As meninas de Fortaleza
21 de fevereiro de 2005 - Jose Rocha

Fortaleza possui, hoje, um dado alarmante, absurdo e vergonhoso, que precisa ser combatido com a mesma proporção que nos espanta e causa revolta: virou uma triste referência para o turismo sexual – crianças e adolescentes, que vivem na miséria, criminosamente excluídos, ignorados pelo Estado, que deveria lhes dar proteção e amparo, se prostituem em troca dos dólares e euros de turistas inescrupulosos.

Meninas de até 8 anos, como registra o Cedeca – Centro de Defesa da Criança e do Adolescente -, perdem a infância – e o futuro - em nossas praias, sob a vista grossa (e hipócrita) das autoridades e até dos pais. A indústria do turismo, que rende milhões, faz do Brasil um porto sujo no mundo, onde a impunidade corre solta, na mesma velocidade do dinheiro fácil.

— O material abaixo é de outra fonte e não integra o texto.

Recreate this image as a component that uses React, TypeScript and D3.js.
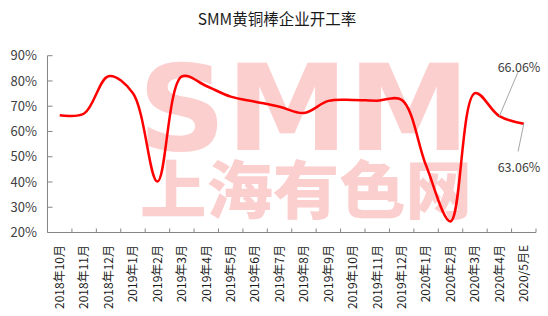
import React from "react";
import * as d3 from "d3";

const categories = [
  "2018年10月", "2018年11月", "2018年12月", "2019年1月", "2019年2月", "2019年3月",
  "2019年4月", "2019年5月", "2019年6月", "2019年7月", "2019年8月", "2019年9月",
  "2019年10月", "2019年11月", "2019年12月", "2020年1月", "2020年2月", "2020年3月",
  "2020年4月", "2020/5月E",
];
const rates = [
  66.4, 67.1, 81.9, 75.1, 40.2, 81.8, 78.0, 73.8, 71.8, 69.8, 67.3, 72.1,
  72.5, 72.2, 72.5, 46.5, 24.4, 75.2, 66.06, 63.06,
];
const yTicks = [20, 30, 40, 50, 60, 70, 80, 90];
const labeled = [
  { index: 18, text: "66.06%", dx: 18.6, dy: -44, ty: -49 },
  { index: 19, text: "63.06%", dx: -5.7, dy: 27.7, ty: 44 },
];

const W = 548;
const H = 316;
const FONT = "'Noto Sans CJK SC', 'Noto Sans', sans-serif";

export default function App() {
  const x = d3.scaleBand<string>().domain(categories).range([47.5, 536]);
  const y = d3.scaleLinear().domain([20, 90]).range([232.5, 55.7]);
  const px = (i: number) => (x(categories[i]) as number) + x.bandwidth() / 2;
  const line = d3
    .line<number>()
    .x((_, i) => px(i))
    .y((d) => y(d))
    .curve(d3.curveCatmullRom.alpha(0.5));
  const path = line(rates) || "";
  const axisColor = "#868686";

  return (
    <svg
      width={W}
      height={H}
      style={{ position: "absolute", left: 0, top: 0, background: "#fff" }}
    >
      <text
        x={277}
        y={25}
        textAnchor="middle"
        fontFamily={FONT}
        fontSize={15.5}
        fill="#1a1a1a"
      >
        SMM黄铜棒企业开工率
      </text>

      {/* watermark */}
      <g fill="#fccfcf">
        <text
          x={138}
          y={150}
          fontFamily="'DejaVu Sans', 'Liberation Sans', sans-serif"
          fontWeight={700}
          fontSize={120}
          textLength={332}
          lengthAdjust="spacingAndGlyphs"
        >
          SMM
        </text>
        <text
          x={140}
          y={213}
          fontFamily={FONT}
          fontWeight={900}
          fontSize={63}
          textLength={332}
          lengthAdjust="spacingAndGlyphs"
        >
          上海有色网
        </text>
      </g>

      {/* y axis */}
      <line x1={47.5} x2={47.5} y1={y(90)} y2={y(20)} stroke={axisColor} />
      {yTicks.map((t) => (
        <g key={t}>
          <line x1={47.5} x2={52.5} y1={y(t)} y2={y(t)} stroke={axisColor} />
          <text
            x={37}
            y={y(t)}
            dy="0.36em"
            textAnchor="end"
            fontFamily={FONT}
            fontSize={13}
            fill="#404040"
          >
            {t}%
          </text>
        </g>
      ))}

      {/* x axis */}
      <line x1={47.5} x2={536} y1={y(20)} y2={y(20)} stroke={axisColor} />
      {categories.map((c) => (
        <line
          key={"t" + c}
          x1={(x(c) as number) + x.bandwidth()}
          x2={(x(c) as number) + x.bandwidth()}
          y1={y(20)}
          y2={y(20) - 4}
          stroke={axisColor}
        />
      ))}
      {categories.map((c, i) => (
        <text
          key={c}
          transform={`translate(${px(i)},245) rotate(-90)`}
          dy="0.36em"
          textAnchor="end"
          fontFamily={FONT}
          fontSize={12}
          fill="#1a1a1a"
        >
          {c}
        </text>
      ))}

      <path d={path} fill="none" stroke="#ff0000" strokeWidth={2.5} />

      {labeled.map((l) => {
        const cx = px(l.index);
        const cy = y(rates[l.index]);
        return (
          <g key={l.text}>
            <line
              x1={cx}
              y1={cy}
              x2={cx + l.dx}
              y2={cy + l.dy}
              stroke="#a6a6a6"
              strokeWidth={1}
            />
            <text
              x={519}
              y={cy + l.ty}
              dy="0.36em"
              textAnchor="middle"
              fontFamily={FONT}
              fontSize={12.5}
              fill="#404040"
            >
              {l.text}
            </text>
          </g>
        );
      })}
    </svg>
  );
}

Um programa com uma dessas meninas, na região da praia de Iracema, por exemplo, chega a custar, para os turistas italianos, alemães, espanhóis, holandeses, enfim, “gringos” de todos os cantos do planeta, o equivalente a um maço de cigarros em seus países de origem. É “o bom e o barato”, eles sabem, rodeados pelas garotas bonitas e pobres daa capital, e protegidos por uma legislação medíocre e fácil de ser burlada.

Estima-se que de 20% a 30% dos estrangeiros que procuram a orla marítima do Nordeste estejam atrás do turismo sexual. Outros números mostram que mais de 70% dessas meninas são negras ou pardas, quase 80% entraram na prostituição antes dos 16 anos e 51% delas já sofreram abusos sexuais em casa.

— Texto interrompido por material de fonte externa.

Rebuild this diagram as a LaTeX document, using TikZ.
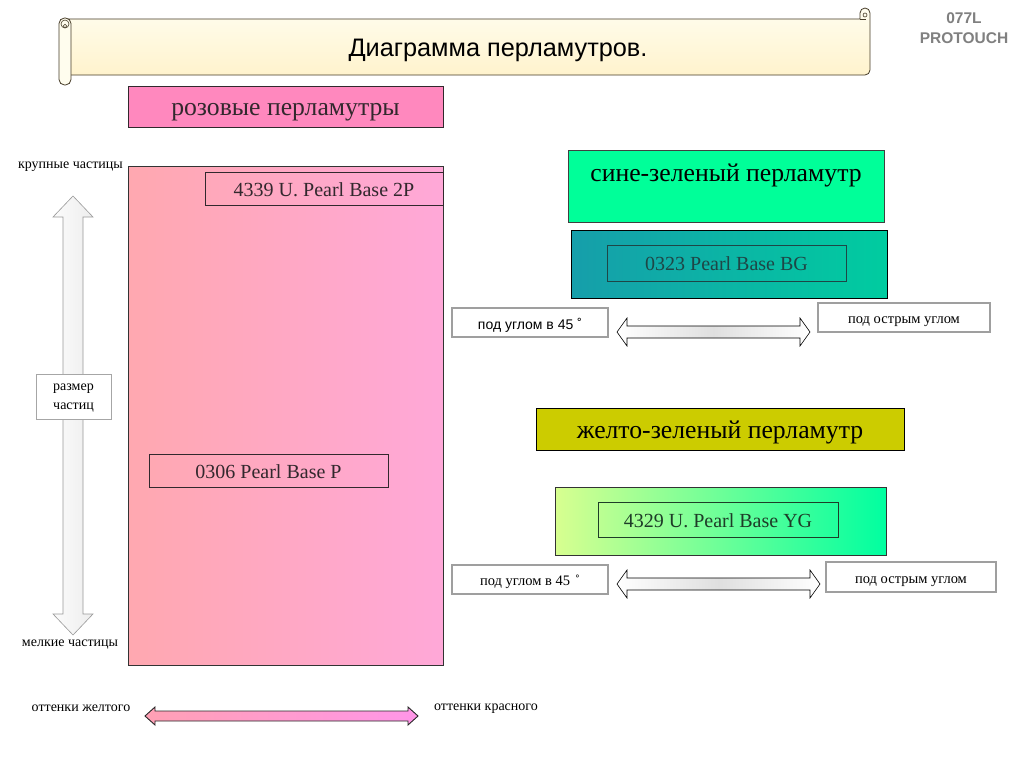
\documentclass[tikz,border=0pt]{standalone}
\usepackage{fontspec}
\setmainfont{Liberation Serif}
\newfontfamily\sansf{Liberation Sans}
\definecolor{pinkhead}{RGB}{255,136,190}
\definecolor{pinkL}{RGB}{255,168,176}
\definecolor{pinkR}{RGB}{255,168,216}
\definecolor{springg}{RGB}{0,255,153}
\definecolor{tealL}{RGB}{22,158,170}
\definecolor{tealR}{RGB}{0,204,160}
\definecolor{olive}{RGB}{204,204,0}
\definecolor{ygL}{RGB}{216,255,144}
\definecolor{ygR}{RGB}{0,255,160}
\definecolor{darktxt}{RGB}{50,40,45}
\definecolor{tealtxt}{RGB}{30,70,70}
\definecolor{ygtxt}{RGB}{30,60,40}
\definecolor{creamT}{RGB}{255,253,238}
\definecolor{creamB}{RGB}{255,243,205}
\definecolor{scrolledge}{RGB}{70,60,40}
\definecolor{arrL}{RGB}{255,160,180}
\definecolor{arrR}{RGB}{255,150,232}
\newcommand\hdarrow[7]{% x1 x2 yc headlen halfhead halfshaft style
  \path[#7] (#1,#3) -- ({#1+#4},{#3-#5}) -- ({#1+#4},{#3-#6}) -- ({#2-#4},{#3-#6})
    -- ({#2-#4},{#3-#5}) -- (#2,#3) -- ({#2-#4},{#3+#5}) -- ({#2-#4},{#3+#6})
    -- ({#1+#4},{#3+#6}) -- ({#1+#4},{#3+#5}) -- cycle;}
\newcommand\vdarrow[7]{% y1 y2 xc headlen halfhead halfshaft style
  \path[#7] (#3,#1) -- ({#3-#5},{#1+#4}) -- ({#3-#6},{#1+#4}) -- ({#3-#6},{#2-#4})
    -- ({#3-#5},{#2-#4}) -- (#3,#2) -- ({#3+#5},{#2-#4}) -- ({#3+#6},{#2-#4})
    -- ({#3+#6},{#1+#4}) -- ({#3+#5},{#1+#4}) -- cycle;}
\begin{document}
\begin{tikzpicture}[x=1pt,y=-1pt,
  box/.style={draw=darktxt, line width=0.9pt, inner sep=0pt, text=darktxt},
  th/.style={text height=#1, text depth=0pt},
  smallbox/.style={draw=gray!75, line width=1.4pt, fill=white, inner sep=0pt, th=12.5pt, font=\fontsize{14.5}{17}\selectfont},
  plain/.style={inner sep=0pt, th=10.4pt, font=\fontsize{14}{17}\selectfont},
  headfont/.style={th=18pt, font=\fontsize{25.7}{30}\selectfont},
  codefont/.style={th=15.6pt, font=\fontsize{20}{24}\selectfont},
  shaded arrow/.style={draw=black, line width=0.6pt, left color=white, right color=white, middle color=gray!25}
]
\useasboundingbox (0,0) rectangle (1024,768);
\fill[white] (0,0) rectangle (1024,768);

% scroll banner
\path[draw=scrolledge, line width=0.8pt, top color=creamT, bottom color=creamB]
  (66,19) -- (860,19) -- (860,13) arc[start angle=180, end angle=360, radius=5] -- (870,70)
  arc[start angle=0, end angle=90, radius=5] -- (66,75) -- cycle;
\draw[scrolledge, line width=0.6pt] (865,15) circle[radius=2];
\draw[scrolledge, line width=0.6pt] (860,19) -- (866,19);
\draw[scrolledge, line width=0.8pt, fill=creamT, rounded corners=5.5pt] (59,18) rectangle (71,85);
\draw[scrolledge, line width=0.6pt] (65,24) circle[radius=4];
\draw[scrolledge, line width=0.6pt] (65,26) circle[radius=1.8];
\node[inner sep=0pt, th=15.2pt, font=\sansf\fontsize{25.3}{30}\selectfont] (title) at (498,49) {Диаграмма перламутров.};

\node[inner sep=0pt, text=gray, font=\sansf\bfseries\fontsize{15.5}{18}\selectfont] (code) at (964,18) {077L};
\node[inner sep=0pt, text=gray, font=\sansf\bfseries\fontsize{15.5}{18}\selectfont] (brand) at (964,38) {PROTOUCH};

% pink column
\node[box, fill=pinkhead, minimum width=315pt, minimum height=41pt, headfont] (pinkh) at (285.5,106.5) {розовые перламутры};
\node[box, draw=gray!40!black, left color=pinkL, right color=pinkR, minimum width=315pt, minimum height=499pt] (pinkbig) at (285.5,415.5) {};
\node[box, minimum width=238pt, minimum height=33pt, codefont] (p2p) at (324,188.5) {4339 U. Pearl Base 2P};
\node[box, minimum width=239pt, minimum height=33pt, codefont] (pP) at (268.5,470.5) {0306 Pearl Base P};

% vertical arrow
\vdarrow{196}{635}{73}{21}{20}{10}{draw=gray!80, line width=0.6pt, left color=gray!3, right color=gray!14}
\node[draw=gray!70, line width=0.6pt, fill=white, minimum width=75pt, minimum height=45pt] (size) at (73.5,396.5) {};
\node[inner sep=0pt, align=center, font=\fontsize{14}{19}\selectfont] (sizetext) at (73.5,398) {размер\\частиц};
\node[plain, anchor=east] (big) at (123,163) {крупные частицы};
\node[plain] (small) at (70,641) {мелкие частицы};

% blue-green
\node[box, draw=gray!50!black, fill=springg, minimum width=316pt, minimum height=72pt] (bgh) at (726,186) {};
\node[inner sep=0pt, headfont] (bghtext) at (726,172) {сине-зеленый перламутр};
\node[box, draw=black, left color=tealL, right color=tealR, minimum width=316pt, minimum height=68pt] (teal) at (729,264) {};
\node[box, draw=tealtxt, text=tealtxt, minimum width=239pt, minimum height=36pt, codefont] (bgbase) at (726.5,263) {0323 Pearl Base BG};
\node[smallbox, minimum width=156pt, minimum height=29pt, th=13.3pt, font=\sansf\fontsize{14}{17}\selectfont] (ang1) at (530,322.5) {под углом в 45\hspace{4pt}˚};
\node[smallbox, minimum width=172pt, minimum height=29pt] (acute1) at (904,317.5) {под острым углом};
\hdarrow{617}{810}{332}{10}{14}{6}{shaded arrow}

% yellow-green
\node[box, draw=black, fill=olive, text=black, minimum width=368pt, minimum height=42pt, headfont] (ygh) at (720,429) {желто-зеленый перламутр};
\node[box, draw=gray!40!black, left color=ygL, right color=ygR, minimum width=331pt, minimum height=68pt] (yg) at (720.5,521) {};
\node[box, draw=ygtxt, text=ygtxt, minimum width=240pt, minimum height=35pt, codefont] (ygbase) at (718,519.5) {4329 U. Pearl Base YG};
\node[smallbox, minimum width=156pt, minimum height=29pt] (ang2) at (530,579.5) {под углом в 45\hspace{5pt}˚};
\node[smallbox, minimum width=170pt, minimum height=30pt] (acute2) at (911,577) {под острым углом};
\hdarrow{617}{820}{584}{10}{14}{6}{shaded arrow}

% bottom
\node[plain] (yellowish) at (81,706) {оттенки желтого};
\node[plain] (reddish) at (486,705) {оттенки красного};
\hdarrow{145}{418}{716}{10}{9}{5}{draw=gray!30!black, line width=0.9pt, left color=arrL, right color=arrR}
\end{tikzpicture}
\end{document}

Claro que o problema não se limita apenas a Fortaleza. De acordo com um levantamento divulgado pela Secretaria de Direitos Humanos, já são 937 cidades onde a prostituição de menores foi detectada. Para o Cedeca, no entanto, esse número é muito maior. A entidade avalia que o problema se disseminou de tal forma que está em todo o Brasil, sem que os municípios desenvolvam políticas voltadas para o assunto.

No final de 2004, três italianos e uma brasileira, donos de uma agência que vendia pacotes que incluíam programas com garotas brasileiras foram presos na Itália, em uma ação conjunta das polícias federais daqui e de lá. Em outra situação, foi cancelada a licença para um vöo fretado que trazia turistas italianos. São informações positivas, mas casos isolados, que não acabam com o problema.

No paradoxo da ausência absoluta de punição, um fato aconteceu há poucos dias, na Praia do Futuro, e mostrou que há pesos e medidas diferentes na questão da moralidade. A Polícia Militar de Fortaleza foi chamada para impedir que uma turista estrangeira tomasse sol com os seios à mostra. Ela teve que colocar a parte de cima do biquíni ou seria presa por atentado ao pudor.

A Comissão Parlamentar Mista de Inquérito (CPMI) da Exploração Sexual Infanto-Juvenil apresentou propostas para a mudança da legislação ainda no primeiro semestre deste ano. A relatora da CPMI, deputada Maria do Rosário (PT-RS), afirmou que as propostas visam tirar as brechas da lei, que não pune os clientes e toda a teia (imunda) que os abastece.

A raiz do problema, entretanto, permanece sem o menor sinal de combate. A maioria das meninas que sai de casa para se prostituir o faz por falta de estrutura familiar e de renda. Elas apanham, sofrem abusos e não têm acesso a bens materiais. Vivem na miséria, e a miséria, associada à ausência de qualquer estrutura familiar, é o embrião (perigoso) que leva às ruas e ao comércio do corpo.

É preciso que o Estado mostre a sua cara. É preciso que os discursos sejam transformados em ações efetivas de combate a esse crime brutal. O Brasil, que vive um novo tempo de participação da sociedade organizada, não pode mais abrigar a estupidez, a falta de caráter e a crueldade tanto dos turistas quanto do poder público.

O turismo sexual tem que acabar. É um fato. Não há meio-termo, nem pode haver. Quem o sustenta, tem que ser punido. Quem o pratica, tem que ser punido. E quem pode punir tem que enfrentar esse mal com a seriedade e a urgência que ele requer. Turismo é bom, dá dinheiro e traz renda para o País. Mas nossas crianças não podem mais continuar sendo vítimas, perdendo a infância e a adolescência – a pureza! É imperativo que se puna – severamente - os canalhas, que se confundem com aqueles que vêm conhecer nossa cultura e a beleza natural de nossa terra.

José Rocha, 44, é autor dos livros "Espelho quebrado", "Batatas fritas ao sol", "O verbo por quem sofre de verborragia", "Coração de Leão" e "A lua do meio-dia" (no prelo).